— Start —

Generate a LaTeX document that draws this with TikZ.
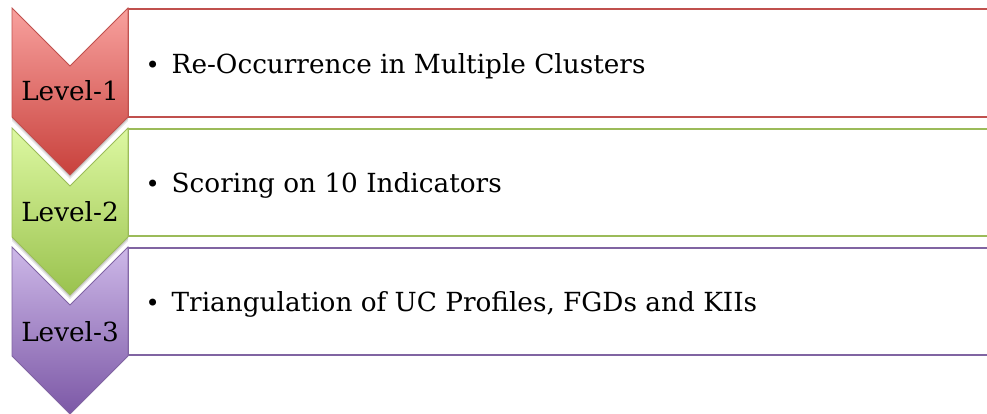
\documentclass[tikz,border=0pt]{standalone}
\usepackage{fontspec}
\setmainfont{DejaVu Serif}
\definecolor{redline}{HTML}{C0504D}
\definecolor{redtop}{HTML}{F8A19E}
\definecolor{redbot}{HTML}{C8413C}
\definecolor{greenline}{HTML}{9BBB59}
\definecolor{greentop}{HTML}{DDF8A2}
\definecolor{greenbot}{HTML}{9AC24E}
\definecolor{purpleline}{HTML}{8064A2}
\definecolor{purpletop}{HTML}{CDB8E8}
\definecolor{purplebot}{HTML}{7C58A6}
\tikzset{
  levelbox/.style={line width=1.5pt},
  leveltext/.style={anchor=base, inner sep=0pt, font=\fontsize{26.3}{32}\selectfont},
  itemtext/.style={anchor=base west, inner sep=0pt, font=\fontsize{26.3}{32}\selectfont},
  bulletmark/.style={anchor=base, inner sep=0pt, font=\fontsize{24}{32}\selectfont},
}
% chevron with its top edge at height #1
\newcommand{\chevronpath}[1]{(12,#1) -- (70,#1+58) -- (128,#1) -- (128,#1+109) -- (70,#1+167) -- (12,#1+109) -- cycle}
\begin{document}
\begin{tikzpicture}[x=1pt,y=-1pt]
\useasboundingbox (0,0) rectangle (987,414);
\fill[white] (0,0) rectangle (987,414);

% text panels, open on the right
\draw[levelbox, redline]    (987,9)   -- (128,9)   -- (128,117) -- (987,117);
\draw[levelbox, greenline]  (987,129) -- (128,129) -- (128,236) -- (987,236);
\draw[levelbox, purpleline] (987,248) -- (128,248) -- (128,355) -- (987,355);

% chevrons, lowest first so each tip overlaps the one below
\shade[top color=purpletop, bottom color=purplebot, draw=purpleline, line width=0.8pt] \chevronpath{247};

\fill[black, opacity=0.10] [shift={(0,4)}] \chevronpath{128};
\fill[black, opacity=0.12] [shift={(0,2)}] \chevronpath{128};
\shade[top color=greentop, bottom color=greenbot, draw=greenline, line width=0.8pt] \chevronpath{128};

\fill[black, opacity=0.10] [shift={(0,4)}] \chevronpath{8};
\fill[black, opacity=0.12] [shift={(0,2)}] \chevronpath{8};
\shade[top color=redtop, bottom color=redbot, draw=redline, line width=0.8pt] \chevronpath{8};

% labels
\node[leveltext] (l1) at (70,101) {Level-1};
\node[leveltext] (l2) at (70,221.5) {Level-2};
\node[leveltext] (l3) at (70,341) {Level-3};

\node[bulletmark] (b1) at (152.7,73.3) {\textbullet};
\node[bulletmark] (b2) at (152.7,193) {\textbullet};
\node[bulletmark] (b3) at (152.7,311.7) {\textbullet};

\node[itemtext] (t1) at (171.5,73.3) {Re-Occurrence in Multiple Clusters};
\node[itemtext] (t2) at (171.5,193) {Scoring on 10 Indicators};
\node[itemtext] (t3) at (171.5,311.7) {Triangulation of UC Profiles, FGDs and KIIs};
\end{tikzpicture}
\end{document}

— End —

== Work instructions ==
Repeat the listing in full and exactly. Do not include any images.

== Answer for the task ==
Generate a LaTeX document that draws this with TikZ.
\documentclass[tikz,border=0pt]{standalone}
\usepackage{fontspec}
\setmainfont{DejaVu Serif}
\definecolor{redline}{HTML}{C0504D}
\definecolor{redtop}{HTML}{F8A19E}
\definecolor{redbot}{HTML}{C8413C}
\definecolor{greenline}{HTML}{9BBB59}
\definecolor{greentop}{HTML}{DDF8A2}
\definecolor{greenbot}{HTML}{9AC24E}
\definecolor{purpleline}{HTML}{8064A2}
\definecolor{purpletop}{HTML}{CDB8E8}
\definecolor{purplebot}{HTML}{7C58A6}
\tikzset{
  levelbox/.style={line width=1.5pt},
  leveltext/.style={anchor=base, inner sep=0pt, font=\fontsize{26.3}{32}\selectfont},
  itemtext/.style={anchor=base west, inner sep=0pt, font=\fontsize{26.3}{32}\selectfont},
  bulletmark/.style={anchor=base, inner sep=0pt, font=\fontsize{24}{32}\selectfont},
}
% chevron with its top edge at height #1
\newcommand{\chevronpath}[1]{(12,#1) -- (70,#1+58) -- (128,#1) -- (128,#1+109) -- (70,#1+167) -- (12,#1+109) -- cycle}
\begin{document}
\begin{tikzpicture}[x=1pt,y=-1pt]
\useasboundingbox (0,0) rectangle (987,414);
\fill[white] (0,0) rectangle (987,414);

% text panels, open on the right
\draw[levelbox, redline]    (987,9)   -- (128,9)   -- (128,117) -- (987,117);
\draw[levelbox, greenline]  (987,129) -- (128,129) -- (128,236) -- (987,236);
\draw[levelbox, purpleline] (987,248) -- (128,248) -- (128,355) -- (987,355);

% chevrons, lowest first so each tip overlaps the one below
\shade[top color=purpletop, bottom color=purplebot, draw=purpleline, line width=0.8pt] \chevronpath{247};

\fill[black, opacity=0.10] [shift={(0,4)}] \chevronpath{128};
\fill[black, opacity=0.12] [shift={(0,2)}] \chevronpath{128};
\shade[top color=greentop, bottom color=greenbot, draw=greenline, line width=0.8pt] \chevronpath{128};

\fill[black, opacity=0.10] [shift={(0,4)}] \chevronpath{8};
\fill[black, opacity=0.12] [shift={(0,2)}] \chevronpath{8};
\shade[top color=redtop, bottom color=redbot, draw=redline, line width=0.8pt] \chevronpath{8};

% labels
\node[leveltext] (l1) at (70,101) {Level-1};
\node[leveltext] (l2) at (70,221.5) {Level-2};
\node[leveltext] (l3) at (70,341) {Level-3};

\node[bulletmark] (b1) at (152.7,73.3) {\textbullet};
\node[bulletmark] (b2) at (152.7,193) {\textbullet};
\node[bulletmark] (b3) at (152.7,311.7) {\textbullet};

\node[itemtext] (t1) at (171.5,73.3) {Re-Occurrence in Multiple Clusters};
\node[itemtext] (t2) at (171.5,193) {Scoring on 10 Indicators};
\node[itemtext] (t3) at (171.5,311.7) {Triangulation of UC Profiles, FGDs and KIIs};
\end{tikzpicture}
\end{document}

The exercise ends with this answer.